Pilar is not merely a character within the novel; she is the crucial character who drives the action and enables the author to present his deep philosophical beliefs within the controlled scenario of For Whom the Bell Tolls.
The title of this Hemingway novel quotes John Donne’s Devotions upon Emergent Occasions, no. 17 showing Hemingway’s belief that . . .
any man’s death diminishes me, because I am involved in mankind, and therefore never send to know for whom the bells tolls; it tolls for thee. (qtd Reynold 3) To convey his philosophical point of view, Hemingway is compelled to create a character who can weave, within this limited three day timeframe, a rich tapestry of his belief that even though war diminishes us all, it is sometimes necessary.
Hemingway calls Pilar the “whore of whores” (For Whom the Bell Tolls 311) because she is the character that he has specifically creates to manipulate the story, to drive the other characters, and to push the reader to understand the author’s world view. He fully exploits Pilar’s character causing her alternatively to be narrator, fortuneteller, storyteller, woman, leader, lover, and advisor to convey his many disparate ideas within the novel.
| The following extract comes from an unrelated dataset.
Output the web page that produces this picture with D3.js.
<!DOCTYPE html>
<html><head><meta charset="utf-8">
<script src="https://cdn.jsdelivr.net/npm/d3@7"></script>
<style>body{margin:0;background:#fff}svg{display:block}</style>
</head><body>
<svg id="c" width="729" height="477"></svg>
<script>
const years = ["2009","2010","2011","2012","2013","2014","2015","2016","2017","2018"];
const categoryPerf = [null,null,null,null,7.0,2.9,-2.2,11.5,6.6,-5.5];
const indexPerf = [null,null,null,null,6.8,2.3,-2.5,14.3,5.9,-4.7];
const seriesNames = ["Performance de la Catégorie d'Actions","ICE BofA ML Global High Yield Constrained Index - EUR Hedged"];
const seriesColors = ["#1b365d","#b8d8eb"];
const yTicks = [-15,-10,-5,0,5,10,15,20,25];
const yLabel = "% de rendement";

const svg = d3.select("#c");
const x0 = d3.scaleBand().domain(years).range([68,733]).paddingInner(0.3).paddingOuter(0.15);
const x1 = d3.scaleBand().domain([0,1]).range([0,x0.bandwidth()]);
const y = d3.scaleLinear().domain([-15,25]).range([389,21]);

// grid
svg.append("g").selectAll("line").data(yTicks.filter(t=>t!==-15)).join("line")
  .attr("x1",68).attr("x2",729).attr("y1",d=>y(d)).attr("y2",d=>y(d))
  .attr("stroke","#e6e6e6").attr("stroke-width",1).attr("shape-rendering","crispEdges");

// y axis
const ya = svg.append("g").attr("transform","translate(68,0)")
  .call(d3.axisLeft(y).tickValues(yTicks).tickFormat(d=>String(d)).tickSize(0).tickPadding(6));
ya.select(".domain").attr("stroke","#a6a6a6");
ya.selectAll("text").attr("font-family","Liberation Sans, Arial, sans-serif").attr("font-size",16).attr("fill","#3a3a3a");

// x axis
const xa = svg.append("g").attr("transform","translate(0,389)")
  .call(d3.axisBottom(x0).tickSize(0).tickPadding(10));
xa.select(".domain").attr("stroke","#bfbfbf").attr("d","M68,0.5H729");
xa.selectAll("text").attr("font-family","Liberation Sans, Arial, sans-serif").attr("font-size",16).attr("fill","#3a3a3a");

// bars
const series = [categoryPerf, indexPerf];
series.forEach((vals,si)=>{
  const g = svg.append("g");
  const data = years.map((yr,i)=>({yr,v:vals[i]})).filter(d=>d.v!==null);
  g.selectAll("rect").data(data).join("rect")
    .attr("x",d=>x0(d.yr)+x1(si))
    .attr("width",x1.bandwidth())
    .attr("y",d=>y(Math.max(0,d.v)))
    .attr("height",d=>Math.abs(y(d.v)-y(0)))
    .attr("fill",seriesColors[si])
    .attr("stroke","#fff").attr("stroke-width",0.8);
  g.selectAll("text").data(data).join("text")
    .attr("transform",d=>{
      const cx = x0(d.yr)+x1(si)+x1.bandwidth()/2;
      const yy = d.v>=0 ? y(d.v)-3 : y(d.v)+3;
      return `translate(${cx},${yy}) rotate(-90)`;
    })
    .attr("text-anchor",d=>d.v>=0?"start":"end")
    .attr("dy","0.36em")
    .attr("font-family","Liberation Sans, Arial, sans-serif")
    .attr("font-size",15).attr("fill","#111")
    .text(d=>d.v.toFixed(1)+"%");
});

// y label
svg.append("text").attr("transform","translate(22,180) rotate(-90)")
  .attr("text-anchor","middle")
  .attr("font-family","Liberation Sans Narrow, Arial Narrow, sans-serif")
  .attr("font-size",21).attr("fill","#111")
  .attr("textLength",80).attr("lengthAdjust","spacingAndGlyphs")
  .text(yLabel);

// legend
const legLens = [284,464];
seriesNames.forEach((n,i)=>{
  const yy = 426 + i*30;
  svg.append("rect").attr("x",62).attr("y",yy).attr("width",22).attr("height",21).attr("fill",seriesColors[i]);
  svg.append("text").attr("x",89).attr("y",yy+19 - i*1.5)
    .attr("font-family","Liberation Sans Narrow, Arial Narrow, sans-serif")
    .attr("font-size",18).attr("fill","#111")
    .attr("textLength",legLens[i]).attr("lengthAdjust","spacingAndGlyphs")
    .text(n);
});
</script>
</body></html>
Hemingway carefully constructs Pilar’s character to lead his readers on a philosophical journey describing the futility of war.
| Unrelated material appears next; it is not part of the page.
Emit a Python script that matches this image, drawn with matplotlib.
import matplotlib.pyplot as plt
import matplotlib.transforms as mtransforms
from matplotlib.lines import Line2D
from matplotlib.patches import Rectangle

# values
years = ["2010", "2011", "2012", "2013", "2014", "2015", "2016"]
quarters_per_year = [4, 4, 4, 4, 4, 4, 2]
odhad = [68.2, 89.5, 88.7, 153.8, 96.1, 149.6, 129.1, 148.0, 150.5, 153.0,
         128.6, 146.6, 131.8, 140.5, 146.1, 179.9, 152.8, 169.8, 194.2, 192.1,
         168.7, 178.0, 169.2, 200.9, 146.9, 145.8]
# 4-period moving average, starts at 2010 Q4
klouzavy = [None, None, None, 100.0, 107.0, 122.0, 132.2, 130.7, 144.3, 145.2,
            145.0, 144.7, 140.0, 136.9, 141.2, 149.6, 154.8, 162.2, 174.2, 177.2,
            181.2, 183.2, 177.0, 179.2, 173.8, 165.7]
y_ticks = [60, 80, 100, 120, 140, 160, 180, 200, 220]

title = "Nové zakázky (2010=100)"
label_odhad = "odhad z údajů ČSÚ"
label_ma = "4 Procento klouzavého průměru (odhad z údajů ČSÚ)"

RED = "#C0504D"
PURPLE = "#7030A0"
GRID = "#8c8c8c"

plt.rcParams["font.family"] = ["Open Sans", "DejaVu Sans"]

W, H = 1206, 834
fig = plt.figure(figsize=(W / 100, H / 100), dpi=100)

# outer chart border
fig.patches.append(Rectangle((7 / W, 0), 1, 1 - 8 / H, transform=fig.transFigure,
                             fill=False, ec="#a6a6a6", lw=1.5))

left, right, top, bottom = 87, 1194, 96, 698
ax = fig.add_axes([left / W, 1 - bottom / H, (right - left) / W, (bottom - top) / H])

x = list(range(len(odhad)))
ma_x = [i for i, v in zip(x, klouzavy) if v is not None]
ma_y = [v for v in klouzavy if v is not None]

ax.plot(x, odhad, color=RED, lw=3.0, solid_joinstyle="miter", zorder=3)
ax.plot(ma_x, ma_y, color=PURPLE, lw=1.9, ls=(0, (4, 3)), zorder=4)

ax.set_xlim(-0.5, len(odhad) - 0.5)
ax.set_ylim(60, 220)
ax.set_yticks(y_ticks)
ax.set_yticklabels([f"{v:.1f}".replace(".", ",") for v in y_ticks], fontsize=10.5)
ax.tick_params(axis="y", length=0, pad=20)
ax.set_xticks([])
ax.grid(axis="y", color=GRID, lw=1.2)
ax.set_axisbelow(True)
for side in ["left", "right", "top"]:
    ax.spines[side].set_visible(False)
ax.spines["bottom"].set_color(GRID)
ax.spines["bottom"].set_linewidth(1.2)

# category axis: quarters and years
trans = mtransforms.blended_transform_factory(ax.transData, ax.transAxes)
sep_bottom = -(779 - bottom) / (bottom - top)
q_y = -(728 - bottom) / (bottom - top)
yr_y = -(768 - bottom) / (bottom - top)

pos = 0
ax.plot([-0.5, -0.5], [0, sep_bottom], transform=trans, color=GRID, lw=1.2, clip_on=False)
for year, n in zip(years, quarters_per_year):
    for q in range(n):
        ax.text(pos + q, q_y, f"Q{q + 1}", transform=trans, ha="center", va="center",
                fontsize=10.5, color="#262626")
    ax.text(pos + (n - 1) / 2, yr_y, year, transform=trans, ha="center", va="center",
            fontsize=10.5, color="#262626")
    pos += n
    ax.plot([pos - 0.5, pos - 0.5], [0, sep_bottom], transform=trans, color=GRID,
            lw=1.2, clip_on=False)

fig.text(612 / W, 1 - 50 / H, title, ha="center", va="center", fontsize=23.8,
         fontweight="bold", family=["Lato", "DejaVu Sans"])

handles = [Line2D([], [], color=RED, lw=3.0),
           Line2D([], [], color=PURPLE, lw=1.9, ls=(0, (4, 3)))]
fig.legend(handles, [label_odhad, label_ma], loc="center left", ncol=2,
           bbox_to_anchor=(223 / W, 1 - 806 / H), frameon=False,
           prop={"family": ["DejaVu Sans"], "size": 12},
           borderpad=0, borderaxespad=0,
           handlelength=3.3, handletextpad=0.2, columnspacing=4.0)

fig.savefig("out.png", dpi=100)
Pilar embodies the “New Woman of Spain,” (Guill 6) and the old idea of Spanish womanhood, the gypsy and the analytical tactician, the bold lover and the victim, the eloquent storyteller and the sharp tongued critic.
Pilar possess the ability to shift masculine qualities to female control (Gadjusek 5), to lead and to advise the band, to show the cyclical nature of man’s struggle to bravely meet his destiny, and to show that man’s purpose is fulfilled, not wasted, when he gives his life for the betterment of others.